County promises $1.7 million in cuts


By David Avitabile

Facing a financial future of declining sales tax revenue and increasing costs, Schoharie County Supervisors Friday approved more than $1.7 million in cuts and agreed to continue its hiring moratorium.
The 214 cuts in 22 departments will also keep 22 full-time and 11 part-time positions vacant. The positions are part of the 2009 budget.
The cuts approved Friday, a rare move to cut spending in the middle of a budget year, cover everything from bottled water, overtime and travel expenses to furniture, road work and pest control, in addition to the vacant positions.
The $1,713,164 in cuts will only reduce revenue by $200,000 leaving a net savings of $1.5 million, almost exactly the total that sales tax revenue may be short this year.
Keeping the 33 positions vacant through the rest of the year will result in a savings of $442,000 in salaries, board Chairman Earl VanWormer said. Maintaining those vacancies through 2010 would result in a savings of $1.1 million which would include $807,426 plus fringe benefits.
The county board has agreed to set a hiring ceiling of 402 full-time employees and 82 part-timers.

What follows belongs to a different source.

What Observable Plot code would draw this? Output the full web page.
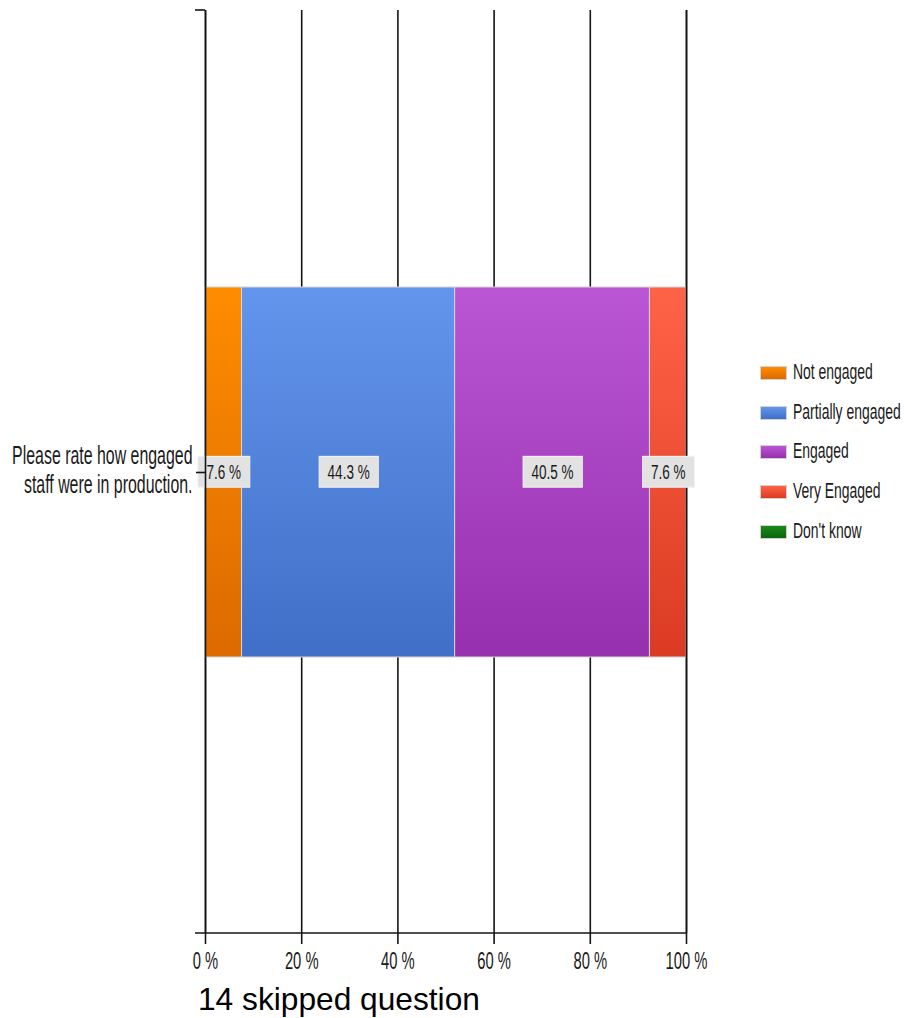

There are no layoffs and the openings are only because of attrition, Mr. VanWormer said.
The cuts, he said, are needed to avoid a sizable property increase in the 2010 budget.
“We don’t want to have a large increase in property taxes,” he said. “Everyone out there is hurting.”
The state budget is “in disarray” and there may be more cuts in state aid, Mr. VanWormer said. “That’s scary.”
The county could not wait to make adjustments, Mr. VanWormer said.
“We’d better get on top of it. We’re going to do what it takes to avoid a sizable tax increase.”
His goal, he said, would be no tax increase for 2010 but the reality is there may be a minimal one needed.
Mr. VanWormer said no “carte blanche” hiring freeze has been approved.
The open positions will be evaluated and there must be board approval before they are filled.
Department heads must come to committee meetings with reasons why a position should be filled, he said.
Some reasons are: if the position is mandated or if there would be adverse effects if the position were left open, Mr. VanWormer said.
Supervisors may have to choose which jobs are more important to fill, he added.
“There’s going to be tests, evaluations,” he said.
He expects the new hiring moratorium to last through next year.
For positions that had been approved through the committee process before the moratorium was approved, the affected department head will be required to initiate the hiring process again, going through the proper committees.
The county board will follow the established policies and procedures for hiring and backfilling positions while maintaining the established hiring ceiling.
Both Mr. VanWormer and Summit Supervisor Harold Vroman, the head of the finance committee, both lauded the work of co-budget officers Alicia Terry and Paul Brady in recommending the cuts.